Transcender le présent

J’ai reçu un livre pour mon fils : Petite Beauté de Anthony Browne, l’histoire vraie d’un gorille qui avait tout pour être heureux et à qui il manquait un ami. Et son ami, finalement, s’avère être un magnifique petit chaton. Beauté. Mon fils adore cette histoire. Il admire le chaton, rit de voir le Gorille et Beauté ensemble sur le pot, a peur quand le gorille se met en colère et se réjouit de la fin heureuse. Il peut demander à la lire plusieurs fois et, comme il la connaît par cœur, il sait quand on triche en sautant des pages. Il peut même réciter l’histoire.
D’une façon théorique, je savais ce que la lecture apporte aux enfants mais, là, je le vis.
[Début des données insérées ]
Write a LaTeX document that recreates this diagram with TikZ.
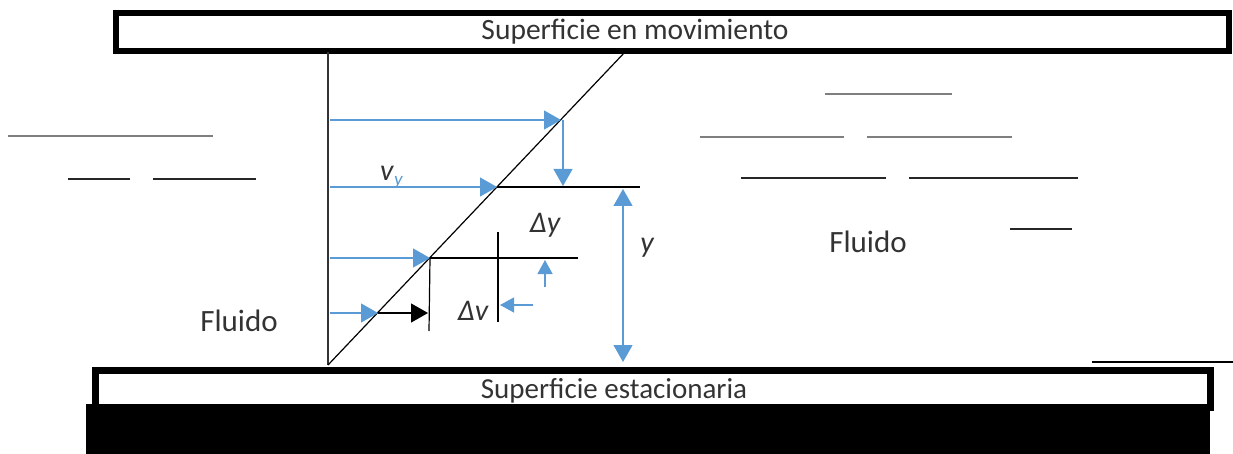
\documentclass[tikz,border=0pt]{standalone}
\usepackage{fontspec}
\setmainfont{Carlito}
\usetikzlibrary{arrows.meta}
\definecolor{ablue}{HTML}{5B9BD5}
\definecolor{txt}{HTML}{333333}
\definecolor{lgray}{HTML}{7F7F7F}
\tikzset{
  plate/.style={draw=black,line width=5.5pt,fill=white},
  barrow/.style={draw=ablue,line width=1.3pt,-{Triangle[length=17pt,width=19pt]}},
  sarrow/.style={draw=ablue,line width=1.3pt,-{Triangle[length=14pt,width=15pt]}},
  karrow/.style={draw=black,line width=1.3pt,-{Triangle[length=17pt,width=19pt]}},
  darrow/.style={draw=ablue,line width=1.3pt,{Triangle[length=17pt,width=19pt]}-{Triangle[length=17pt,width=19pt]}},
  kline/.style={draw=black,line width=1.2pt},
  gline/.style={draw=lgray,line width=2pt},
  dline/.style={draw=black!85,line width=2pt},
  lbl/.style={font=\fontsize{28}{30}\selectfont,text=txt,inner sep=0pt,anchor=base},
  mlbl/.style={font=\fontsize{30}{32}\selectfont\itshape,text=txt,inner sep=0pt,anchor=base},
}
\begin{document}
\begin{tikzpicture}[x=1pt,y=-1pt]
\useasboundingbox (0,0) rectangle (1233,454);
% plates
\fill[black] (86,404) rectangle (1210,454);
\node[plate,minimum width=1113pt,minimum height=38pt,anchor=north west] (top) at (113,10.5) {};
\node[plate,minimum width=1115pt,minimum height=37pt,line width=7pt,anchor=north west] (bot) at (92,367) {};
\node[lbl,font=\fontsize{29.5}{30}\selectfont] (ttop) at (635,40) {Superficie en movimiento};
\node[lbl,font=\fontsize{29}{30}\selectfont] (tbot) at (614,398) {Superficie estacionaria};
\coordinate (r1) at (1092,362); \coordinate (r2) at (1233,362);
\draw[line width=1.5pt] (r1) -- (r2);
% axis and profile
\coordinate (o) at (328,365);
\coordinate (ax) at (328,52);
\coordinate (pe) at (625,52);
\draw[line width=1.3pt,draw=black!80] (o) -- (ax);
\draw[line width=1.2pt] (o) -- (pe);
% velocity arrows
\coordinate (a1) at (330,120); \coordinate (b1) at (561,120);
\coordinate (a2) at (330,187); \coordinate (b2) at (497,187);
\coordinate (a3) at (330,258); \coordinate (b3) at (430,258);
\coordinate (a4) at (330,313); \coordinate (b4) at (378,313);
\draw[barrow] (a1) -- (b1);
\draw[barrow] (a2) -- (b2);
\draw[barrow] (a3) -- (b3);
\draw[barrow] (a4) -- (b4);
% down arrow at top
\coordinate (d1) at (563,120); \coordinate (d2) at (563,186);
\draw[barrow] (d1) -- (d2);
% reference lines
\coordinate (h1) at (640,187);
\draw[kline] (b2) -- (h1);
\coordinate (h3) at (578,258);
\draw[kline] (b3) -- (h3);
\coordinate (v1b) at (429,331);
\draw[kline] (b3) -- (v1b);
\coordinate (v2a) at (498,232); \coordinate (v2b) at (498,322);
\draw[kline] (v2a) -- (v2b);
\coordinate (k2) at (428,313);
\draw[karrow] (b4) -- (k2);
% small blue arrows
\coordinate (s1) at (533,305); \coordinate (s2) at (500,305);
\draw[sarrow] (s1) -- (s2);
\coordinate (u1) at (545,287); \coordinate (u2) at (545,260);
\draw[sarrow] (u1) -- (u2);
% y dimension
\coordinate (y1) at (623,189); \coordinate (y2) at (623,362);
\draw[darrow] (y1) -- (y2);
% labels
\node[mlbl] (ly) at (647,252) {y};
\node[mlbl] (ldy) at (545,233) {Δy};
\node[mlbl] (ldv) at (473,320) {Δv};
\node[mlbl,anchor=base west] (lv) at (380,181) {v};
\node[font=\fontsize{19}{19}\selectfont\itshape,text=ablue,inner sep=0pt,anchor=base west] (lvy) at (394,186) {y};
\node[lbl,font=\fontsize{31}{32}\selectfont] (f1) at (868,252) {Fluido};
\node[lbl,font=\fontsize{31}{32}\selectfont] (f2) at (239,331) {Fluido};
% fluid lines left
\coordinate (l1a) at (8,136); \coordinate (l1b) at (213,136);
\draw[gline] (l1a) -- (l1b);
\coordinate (l2a) at (68,179); \coordinate (l2b) at (130,179);
\draw[dline] (l2a) -- (l2b);
\coordinate (l3a) at (153,179); \coordinate (l3b) at (256,179);
\draw[dline] (l3a) -- (l3b);
% fluid lines right
\coordinate (r3a) at (825,94); \coordinate (r3b) at (952,94);
\draw[gline] (r3a) -- (r3b);
\coordinate (r4a) at (700,137); \coordinate (r4b) at (844,137);
\draw[gline] (r4a) -- (r4b);
\coordinate (r5a) at (867,137); \coordinate (r5b) at (1012,137);
\draw[gline] (r5a) -- (r5b);
\coordinate (r6a) at (741,178); \coordinate (r6b) at (886,178);
\draw[dline] (r6a) -- (r6b);
\coordinate (r7a) at (909,178); \coordinate (r7b) at (1078,178);
\draw[dline] (r7a) -- (r7b);
\coordinate (r8a) at (1010,229); \coordinate (r8b) at (1072,229);
\draw[dline] (r8a) -- (r8b);
\end{tikzpicture}
\end{document}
Lorsque nous campions chez une amie sans pouvoir sortir nous promener en plein air, car tous les espaces libres étaient habités ; lorsqu’il fallait tromper le trop plein d’énergie, sortir le livre était comme sortir un lapin de son chapeau, un instant de magie qui captivait pour apprendre les mots, ressentir des émotions fortes, toucher, dessiner, retrouver les couleurs, les formes.

Et tous les enfants ? Ces milliers d’enfants qu’on a vus sur les photos, dans les films, les enfants dans les camps, séparés de leurs parents… Que faire ? Comment aider ? Ce sont les questions qui nous reviennent sans cesse et qui nous rappellent nos limites, notre incapacité à trouver rapidement des solutions pour des problèmes bien antérieurs au tremblement de terre. Travailler à reconstruire les bibliothèques prendra du temps, de l’argent, de l’énergie, mais je souhaite que chaque enfant trouve son livre, sa Petite Beauté, afin de transcender le présent.

Merci de votre attention.

Notes et références

1- Katherine Dunham est une danseuse afro-américaine, initiée au vodou en Haïti, et qui a légué ses propriétés à l’État haïtien afin d’en faire un jardin botanique. Aujourd’hui, elles font partie du Parc de Martissant, projet soutenu par la FOKAL et l’Union Européenne.